The Tide are relying on a quarterback who has just three career starts to his name. It’s possible that Jalen Milroe and offensive coordinator Tommy Rees can gel in the next three games, including road tilts at South Florida and Mississippi State with a home game against Ole Miss sandwiched in between.
The Bulls rank 128th in SP+ defense and afford Alabama an opportunity to not only build Milroe’s confidence but perhaps trot out Ty Simpson and Tyler Buchner for significant snaps.
Then comes a one-two punch from the Magnolia State, featuring the Landshark defense (20th) and the combination of the Bulldogs defense (28th) and a cacophony of cowbells.

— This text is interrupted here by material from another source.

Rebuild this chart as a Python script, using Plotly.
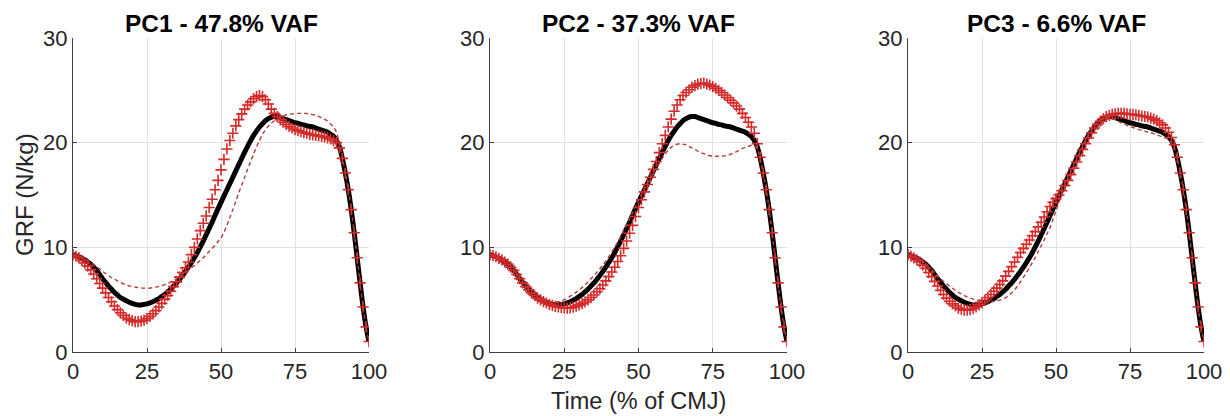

Ole Miss will need to move the ball on the ground to defeat the Tide in T-Town, and lost in the shuffle of Saturday’s night loss was the fact that Alabama looked really good against the run. The Tide surrendered just one play over 10 yards on the ground to the Longhorns’ running backs while bottling up that unit all night long, allowing 3.1 yards per carry on 29 attempts.
As for the big picture, Alabama remains the prohibitive favorite to win the SEC West due to its schedule. The Tide’s three stiffest SEC tests come at home with Ole Miss, Tennessee and LSU traveling to Tuscaloosa.
Excluding FCS Chattanooga and lowly USF, their remaining opponents average an SP+ ranking of 20.5, a Sagarin Rating of 24 and an Action Network Power Rating of 22.3. It’s arguably the perfect mix of competition to build the Crimson Tide’s résumé without exposing them to an elite opponent in the regular season.
Critically, they avoid Georgia, and if Texas keeps winning — and winning big — their loss will look more favorable to the College Football Playoff committee.
A return to the CFP will require 11 straight wins, including one over mighty Georgia in Atlanta, but there will be ample opportunities to play the Zombie Tide in the futures market — to win the West, for example — and on a game-by-game basis.
I’ll start on Saturday by playing Alabama-32 at USF, a team power-rated below Middle Tennessee, which Alabama just swiftly defeated, 56-7, two weeks ago.